[Data segment]

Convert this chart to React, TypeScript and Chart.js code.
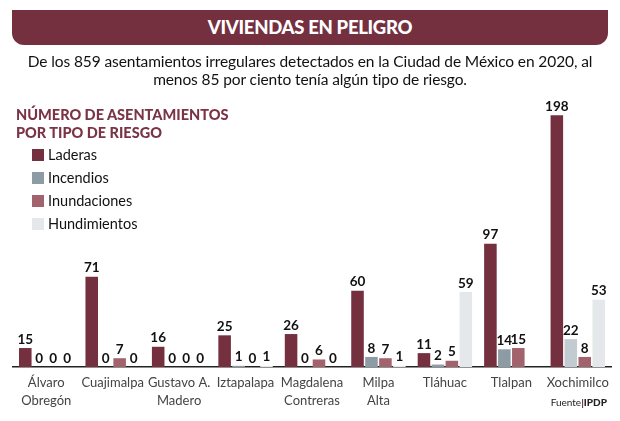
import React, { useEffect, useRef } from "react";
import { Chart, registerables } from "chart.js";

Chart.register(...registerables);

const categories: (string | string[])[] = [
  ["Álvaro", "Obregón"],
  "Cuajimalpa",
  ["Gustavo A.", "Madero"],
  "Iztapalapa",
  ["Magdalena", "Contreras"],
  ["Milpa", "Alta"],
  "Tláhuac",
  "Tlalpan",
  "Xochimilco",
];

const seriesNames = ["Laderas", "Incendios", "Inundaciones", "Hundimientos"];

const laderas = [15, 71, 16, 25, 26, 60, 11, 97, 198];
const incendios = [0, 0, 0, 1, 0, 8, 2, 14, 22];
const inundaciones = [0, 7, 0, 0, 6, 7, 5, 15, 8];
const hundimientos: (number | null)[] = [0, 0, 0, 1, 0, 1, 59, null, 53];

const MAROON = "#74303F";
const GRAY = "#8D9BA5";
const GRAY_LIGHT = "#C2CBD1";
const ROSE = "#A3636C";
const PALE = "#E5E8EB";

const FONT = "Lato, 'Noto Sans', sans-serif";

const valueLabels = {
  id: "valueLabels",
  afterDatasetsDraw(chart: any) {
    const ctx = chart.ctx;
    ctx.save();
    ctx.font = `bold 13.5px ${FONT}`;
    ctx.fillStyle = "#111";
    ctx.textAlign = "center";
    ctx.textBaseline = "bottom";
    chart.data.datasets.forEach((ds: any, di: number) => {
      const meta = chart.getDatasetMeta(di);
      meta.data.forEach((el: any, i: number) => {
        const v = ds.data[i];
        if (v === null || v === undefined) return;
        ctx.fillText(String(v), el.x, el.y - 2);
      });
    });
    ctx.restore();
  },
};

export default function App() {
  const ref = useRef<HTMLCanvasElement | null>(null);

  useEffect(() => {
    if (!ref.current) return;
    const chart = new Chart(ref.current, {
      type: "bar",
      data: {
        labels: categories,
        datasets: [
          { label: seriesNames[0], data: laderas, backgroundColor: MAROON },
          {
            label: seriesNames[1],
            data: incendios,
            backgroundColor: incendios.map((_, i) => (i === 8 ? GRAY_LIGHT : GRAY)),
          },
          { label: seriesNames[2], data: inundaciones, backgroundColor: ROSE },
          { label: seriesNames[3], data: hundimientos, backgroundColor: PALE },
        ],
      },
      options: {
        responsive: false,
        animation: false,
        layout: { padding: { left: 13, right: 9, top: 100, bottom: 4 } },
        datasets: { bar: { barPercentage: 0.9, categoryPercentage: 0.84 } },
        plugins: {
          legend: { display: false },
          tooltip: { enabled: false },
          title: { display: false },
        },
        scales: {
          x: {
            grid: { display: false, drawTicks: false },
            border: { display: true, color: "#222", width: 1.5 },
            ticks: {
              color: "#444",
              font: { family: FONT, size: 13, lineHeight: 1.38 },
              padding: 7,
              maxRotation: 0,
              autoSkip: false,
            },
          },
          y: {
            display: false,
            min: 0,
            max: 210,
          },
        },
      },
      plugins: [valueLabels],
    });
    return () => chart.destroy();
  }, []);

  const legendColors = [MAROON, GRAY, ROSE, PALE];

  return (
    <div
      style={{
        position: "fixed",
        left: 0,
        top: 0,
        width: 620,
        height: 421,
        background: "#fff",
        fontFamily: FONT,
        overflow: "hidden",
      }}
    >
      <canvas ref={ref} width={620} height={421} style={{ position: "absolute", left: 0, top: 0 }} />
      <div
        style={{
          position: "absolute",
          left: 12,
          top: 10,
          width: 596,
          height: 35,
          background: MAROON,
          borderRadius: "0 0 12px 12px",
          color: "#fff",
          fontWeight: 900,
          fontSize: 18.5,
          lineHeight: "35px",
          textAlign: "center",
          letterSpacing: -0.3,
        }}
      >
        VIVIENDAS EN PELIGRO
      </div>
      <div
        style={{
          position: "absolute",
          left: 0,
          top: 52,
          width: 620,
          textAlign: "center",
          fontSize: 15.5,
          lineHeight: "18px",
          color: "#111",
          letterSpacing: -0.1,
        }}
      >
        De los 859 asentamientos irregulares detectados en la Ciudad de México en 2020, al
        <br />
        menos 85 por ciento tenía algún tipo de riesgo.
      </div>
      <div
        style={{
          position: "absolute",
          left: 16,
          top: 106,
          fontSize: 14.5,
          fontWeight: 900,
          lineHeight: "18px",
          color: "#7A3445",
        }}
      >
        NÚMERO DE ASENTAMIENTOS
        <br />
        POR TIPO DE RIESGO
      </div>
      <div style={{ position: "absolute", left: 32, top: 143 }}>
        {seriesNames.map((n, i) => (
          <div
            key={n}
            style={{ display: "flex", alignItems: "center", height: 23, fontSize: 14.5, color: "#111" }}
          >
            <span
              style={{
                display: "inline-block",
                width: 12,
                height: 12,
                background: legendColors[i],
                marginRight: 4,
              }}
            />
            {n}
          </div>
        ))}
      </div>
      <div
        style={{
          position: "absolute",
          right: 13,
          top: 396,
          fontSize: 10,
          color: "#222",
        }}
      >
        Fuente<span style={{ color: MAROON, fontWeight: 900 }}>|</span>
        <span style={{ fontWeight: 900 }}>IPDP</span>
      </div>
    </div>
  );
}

[Job] Return nothing but the lines running from the start of the data to the line with "const ref = useRef<HTMLCanvasElement", please, both ends included and no pictures.

[Solution to the exercise]
Convert this chart to React, TypeScript and Chart.js code.
import React, { useEffect, useRef } from "react";
import { Chart, registerables } from "chart.js";

Chart.register(...registerables);

const categories: (string | string[])[] = [
  ["Álvaro", "Obregón"],
  "Cuajimalpa",
  ["Gustavo A.", "Madero"],
  "Iztapalapa",
  ["Magdalena", "Contreras"],
  ["Milpa", "Alta"],
  "Tláhuac",
  "Tlalpan",
  "Xochimilco",
];

const seriesNames = ["Laderas", "Incendios", "Inundaciones", "Hundimientos"];

const laderas = [15, 71, 16, 25, 26, 60, 11, 97, 198];
const incendios = [0, 0, 0, 1, 0, 8, 2, 14, 22];
const inundaciones = [0, 7, 0, 0, 6, 7, 5, 15, 8];
const hundimientos: (number | null)[] = [0, 0, 0, 1, 0, 1, 59, null, 53];

const MAROON = "#74303F";
const GRAY = "#8D9BA5";
const GRAY_LIGHT = "#C2CBD1";
const ROSE = "#A3636C";
const PALE = "#E5E8EB";

const FONT = "Lato, 'Noto Sans', sans-serif";

const valueLabels = {
  id: "valueLabels",
  afterDatasetsDraw(chart: any) {
    const ctx = chart.ctx;
    ctx.save();
    ctx.font = `bold 13.5px ${FONT}`;
    ctx.fillStyle = "#111";
    ctx.textAlign = "center";
    ctx.textBaseline = "bottom";
    chart.data.datasets.forEach((ds: any, di: number) => {
      const meta = chart.getDatasetMeta(di);
      meta.data.forEach((el: any, i: number) => {
        const v = ds.data[i];
        if (v === null || v === undefined) return;
        ctx.fillText(String(v), el.x, el.y - 2);
      });
    });
    ctx.restore();
  },
};

export default function App() {
  const ref = useRef<HTMLCanvasElement | null>(null);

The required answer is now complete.